— Aim of the task —
From the first line of the listing below to the line with "ys = alt.Scale(domain=[-0.075, 3.07], nice=False, zero=False)", print each line exactly, and nothing more. Leave out the pictures.
---------------
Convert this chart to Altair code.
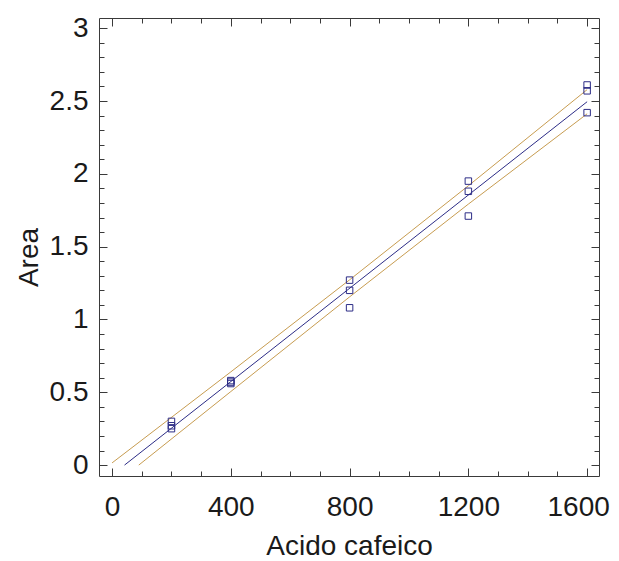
import altair as alt
import pandas as pd

# Observed data (Acido cafeico vs Area)
conc = [200, 200, 200, 400, 400, 400, 800, 800, 800, 1200, 1200, 1200, 1600, 1600, 1600]
area = [0.30, 0.27, 0.25, 0.58, 0.57, 0.56, 1.27, 1.20, 1.08, 1.95, 1.88, 1.71, 2.61, 2.57, 2.42]

# Fitted line and confidence limits
fit_x = [42, 1600]
fit_y = [0.0, 2.495]
upper_x = [0, 400, 800, 1200, 1600]
upper_y = [0.015, 0.64, 1.272, 1.918, 2.578]
lower_x = [90, 400, 800, 1200, 1600]
lower_y = [0.0, 0.505, 1.155, 1.792, 2.412]

# Tick positions / labels
x_major = [0, 400, 800, 1200, 1600]
x_labels_main = [0, 400, 800, 1200]
x_label_last = [1600]
x_minor = [100, 200, 300, 500, 600, 700, 900, 1000, 1100, 1300, 1400, 1500]
y_major = [0, 0.5, 1, 1.5, 2, 2.5, 3]
y_minor = [0.1, 0.2, 0.3, 0.4, 0.6, 0.7, 0.8, 0.9, 1.1, 1.2, 1.3, 1.4,
           1.6, 1.7, 1.8, 1.9, 2.1, 2.2, 2.3, 2.4, 2.6, 2.7, 2.8, 2.9]

FONT = "Liberation Sans"
TXT = "#1a1a1a"
FRAME = "#3a3a3a"
NAVY = "#2c2c86"
TAN = "#c79c50"

pts = pd.DataFrame({"x": conc, "y": area})
fit = pd.DataFrame({"x": fit_x, "y": fit_y})
upp = pd.DataFrame({"x": upper_x, "y": upper_y})
low = pd.DataFrame({"x": lower_x, "y": lower_y})

xs = alt.Scale(domain=[-44, 1640], nice=False, zero=False)
ys = alt.Scale(domain=[-0.075, 3.07], nice=False, zero=False)


def tick_axis(values, orient, size):
    return alt.Axis(orient=orient, values=values, labels=False, domain=False,
                    grid=False, ticks=True, tickSize=size, offset=-size,
                    tickColor=FRAME, tickWidth=1, title=None)


x_label_axis = alt.Axis(orient="bottom", values=x_labels_main, format="d",
                        ticks=False, tickSize=0, domain=False, grid=False,
                        labelFont=FONT, labelFontSize=28, labelColor=TXT,
                        labelPadding=17, labelFlush=False,
                        title="Acido cafeico", titleFont=FONT, titleFontSize=28,
                        titleFontWeight="normal", titleColor=TXT,
                        titleBaseline="alphabetic", titleY=78, titleX=250,
                        titleAlign="center")
x_last_axis = alt.Axis(orient="bottom", values=x_label_last, format="d",
                       ticks=False, tickSize=0, domain=False, grid=False,
                       labelFont=FONT, labelFontSize=28, labelColor=TXT,
                       labelPadding=17, labelFlush=False, labelOffset=-9,
                       title=None)
y_label_axis = alt.Axis(orient="left", values=y_major, format="~g",
                        ticks=False, tickSize=0, domain=False, grid=False,
                        labelFont=FONT, labelFontSize=28, labelColor=TXT,
                        labelPadding=11, labelFlush=False, labelBaseline="middle",
                        title="Area", titleFont=FONT, titleFontSize=28,
                        titleFontWeight="normal", titleColor=TXT,
                        titleAngle=270, titleBaseline="alphabetic",
                        titleAlign="center", titleX=-62, titleY=239)

upper_layer = alt.Chart(upp).mark_line(color=TAN, strokeWidth=1).encode(
    x=alt.X("x:Q", scale=xs, axis=tick_axis(x_minor, "bottom", 5)),
    y=alt.Y("y:Q", scale=ys, axis=tick_axis(y_minor, "left", 5)),
)
lower_layer = alt.Chart(low).mark_line(color=TAN, strokeWidth=1).encode(
    x=alt.X("x:Q", scale=xs, axis=tick_axis(x_major, "top", 8)),
    y=alt.Y("y:Q", scale=ys, axis=tick_axis(y_major, "right", 8)),
)
fit_layer = alt.Chart(fit).mark_line(color=NAVY, strokeWidth=1).encode(
    x=alt.X("x:Q", scale=xs, axis=tick_axis(x_major, "bottom", 8)),
    y=alt.Y("y:Q", scale=ys, axis=tick_axis(y_major, "left", 8)),
)
pts_layer = alt.Chart(pts).mark_point(shape="square", filled=False, size=42,
                                      color=NAVY, strokeWidth=1, opacity=1).encode(
    x=alt.X("x:Q", scale=xs, axis=x_label_axis),
    y=alt.Y("y:Q", scale=ys, axis=y_label_axis),
)
carrier = alt.Chart(pts).mark_point(opacity=0).encode(
    x=alt.X("x:Q", scale=xs, axis=tick_axis(x_minor, "top", 5)),
    y=alt.Y("y:Q", scale=ys, axis=tick_axis(y_minor, "right", 5)),
)
carrier2 = alt.Chart(pts).mark_point(opacity=0).encode(
    x=alt.X("x:Q", scale=xs, axis=x_last_axis),
    y=alt.Y("y:Q", scale=ys, axis=None),
)

chart = alt.layer(upper_layer, lower_layer, fit_layer, pts_layer, carrier, carrier2).resolve_axis(
    x="independent", y="independent"
).properties(
    width=500, height=458,
    autosize=alt.AutoSizeParams(type="none"),
    padding={"left": 91, "top": 10, "right": 12, "bottom": 95},
    background="white",
).configure_view(stroke=FRAME, strokeWidth=1)

chart.save("out.html", embed_options={"renderer": "svg", "actions": False})
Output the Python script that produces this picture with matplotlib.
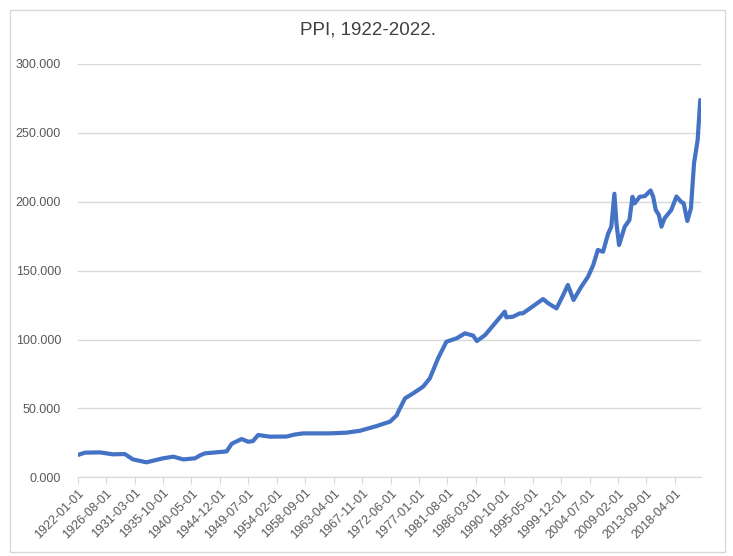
import matplotlib
matplotlib.use("Agg")
import matplotlib.pyplot as plt
from matplotlib.patches import Rectangle
from matplotlib.ticker import FuncFormatter

# PPI values (date -> index level)
dates = [
    "1922-01", "1923-03", "1925-08", "1927-09", "1929-08", "1930-12",
    "1933-02", "1935-10", "1937-06", "1939-01", "1940-12", "1941-10",
    "1942-07", "1946-01", "1946-11", "1948-06", "1949-07", "1950-04",
    "1951-02", "1953-01", "1955-09", "1956-12", "1958-05", "1962-09",
    "1965-05", "1967-07", "1970-03", "1972-05", "1973-06", "1973-09",
    "1974-10", "1976-02", "1977-09", "1978-10", "1980-02", "1981-06",
    "1983-02", "1984-06", "1985-10", "1986-05", "1987-09", "1989-04",
    "1990-11", "1991-02", "1992-03", "1993-04", "1993-10", "1995-06",
    "1997-01", "1997-11", "1999-03", "2000-04", "2001-01", "2001-12",
    "2003-03", "2004-04", "2005-02", "2005-11", "2006-09", "2007-07",
    "2008-01", "2008-07", "2008-11", "2009-04", "2010-03", "2010-12",
    "2011-06", "2011-10", "2012-08", "2013-06", "2014-05", "2014-10",
    "2015-03", "2015-09", "2016-02", "2016-08", "2017-09", "2018-07",
    "2019-04", "2019-09", "2020-04", "2020-11", "2021-05", "2021-12",
    "2022-05",
]
ppi = [
    16.2, 17.9, 18.1, 16.7, 16.9, 13.0,
    10.9, 13.8, 15.0, 13.0, 13.8, 16.0,
    17.4, 18.8, 24.4, 27.8, 25.8, 26.3,
    30.7, 29.5, 29.6, 31.0, 31.9, 31.9,
    32.4, 33.8, 37.2, 40.4, 45.0, 47.6,
    57.3, 61.0, 65.8, 71.8, 86.4, 98.4,
    100.9, 104.5, 102.8, 98.9, 103.3, 111.8,
    120.2, 116.1, 116.6, 119.0, 119.0, 124.3,
    129.4, 126.3, 122.6, 132.3, 139.6, 128.7,
    138.3, 145.6, 154.0, 165.0, 163.7, 177.0,
    181.9, 205.8, 184.3, 168.6, 181.9, 186.7,
    203.6, 198.8, 203.6, 204.1, 208.2, 203.6,
    194.0, 190.4, 181.9, 188.0, 194.0, 203.8,
    200.0, 198.8, 186.0, 195.2, 227.9, 244.8,
    273.8,
]

# category labels shown on the x axis (every 55 months)
tick_labels = [
    "1922-01-01", "1926-08-01", "1931-03-01", "1935-10-01", "1940-05-01",
    "1944-12-01", "1949-07-01", "1954-02-01", "1958-09-01", "1963-04-01",
    "1967-11-01", "1972-06-01", "1977-01-01", "1981-08-01", "1986-03-01",
    "1990-10-01", "1995-05-01", "1999-12-01", "2004-07-01", "2009-02-01",
    "2013-09-01", "2018-04-01",
]


def month_index(s):
    y, m = s.split("-")[:2]
    return (int(y) - 1922) * 12 + int(m) - 1


x = [month_index(d) for d in dates]
tick_pos = [month_index(t) for t in tick_labels]

plt.rcParams["font.family"] = ["Liberation Sans", "DejaVu Sans"]
txt_color = "#595959"

fig = plt.figure(figsize=(7.33, 5.56), dpi=100)
ax = fig.add_axes([0.106, 0.1415, 0.850, 0.7435])

# chart area border
fig.patches.append(Rectangle((10 / 733, 4 / 556), 715 / 733, 542 / 556,
                             transform=fig.transFigure, fill=False,
                             edgecolor="#D9D9D9", linewidth=1))

ax.plot(x, ppi, color="#4472C4", linewidth=3.0, solid_joinstyle="round",
        solid_capstyle="round", zorder=3)

ax.set_xlim(0, 1205)
ax.set_ylim(0, 300)
ax.set_yticks(range(0, 301, 50))
ax.yaxis.set_major_formatter(FuncFormatter(lambda v, p: f"{v:.3f}"))
ax.grid(axis="y", color="#D9D9D9", linewidth=1)
ax.set_axisbelow(True)

ax.set_xticks(tick_pos)
ax.set_xticklabels(tick_labels, rotation=45, ha="right", rotation_mode="anchor")

for s in ["top", "right", "left"]:
    ax.spines[s].set_visible(False)
ax.spines["bottom"].set_color("#D9D9D9")
ax.tick_params(axis="y", length=0, labelsize=9, labelcolor=txt_color, pad=12)
ax.tick_params(axis="x", length=5, color="#D9D9D9", labelsize=9,
               labelcolor=txt_color, pad=2)

fig.suptitle("PPI, 1922-2022.", x=0.502, y=0.962, fontsize=13.5,
             color="#404040")

fig.savefig("out.png", dpi=100)
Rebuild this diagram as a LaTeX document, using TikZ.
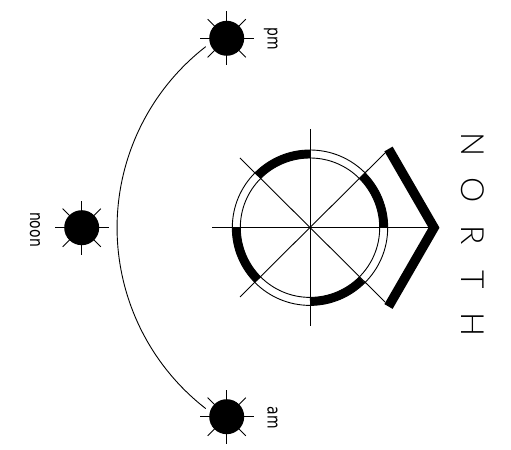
---------------
— Solution to this problem —
Convert this chart to Altair code.
import altair as alt
import pandas as pd

# Observed data (Acido cafeico vs Area)
conc = [200, 200, 200, 400, 400, 400, 800, 800, 800, 1200, 1200, 1200, 1600, 1600, 1600]
area = [0.30, 0.27, 0.25, 0.58, 0.57, 0.56, 1.27, 1.20, 1.08, 1.95, 1.88, 1.71, 2.61, 2.57, 2.42]

# Fitted line and confidence limits
fit_x = [42, 1600]
fit_y = [0.0, 2.495]
upper_x = [0, 400, 800, 1200, 1600]
upper_y = [0.015, 0.64, 1.272, 1.918, 2.578]
lower_x = [90, 400, 800, 1200, 1600]
lower_y = [0.0, 0.505, 1.155, 1.792, 2.412]

# Tick positions / labels
x_major = [0, 400, 800, 1200, 1600]
x_labels_main = [0, 400, 800, 1200]
x_label_last = [1600]
x_minor = [100, 200, 300, 500, 600, 700, 900, 1000, 1100, 1300, 1400, 1500]
y_major = [0, 0.5, 1, 1.5, 2, 2.5, 3]
y_minor = [0.1, 0.2, 0.3, 0.4, 0.6, 0.7, 0.8, 0.9, 1.1, 1.2, 1.3, 1.4,
           1.6, 1.7, 1.8, 1.9, 2.1, 2.2, 2.3, 2.4, 2.6, 2.7, 2.8, 2.9]

FONT = "Liberation Sans"
TXT = "#1a1a1a"
FRAME = "#3a3a3a"
NAVY = "#2c2c86"
TAN = "#c79c50"

pts = pd.DataFrame({"x": conc, "y": area})
fit = pd.DataFrame({"x": fit_x, "y": fit_y})
upp = pd.DataFrame({"x": upper_x, "y": upper_y})
low = pd.DataFrame({"x": lower_x, "y": lower_y})

xs = alt.Scale(domain=[-44, 1640], nice=False, zero=False)
ys = alt.Scale(domain=[-0.075, 3.07], nice=False, zero=False)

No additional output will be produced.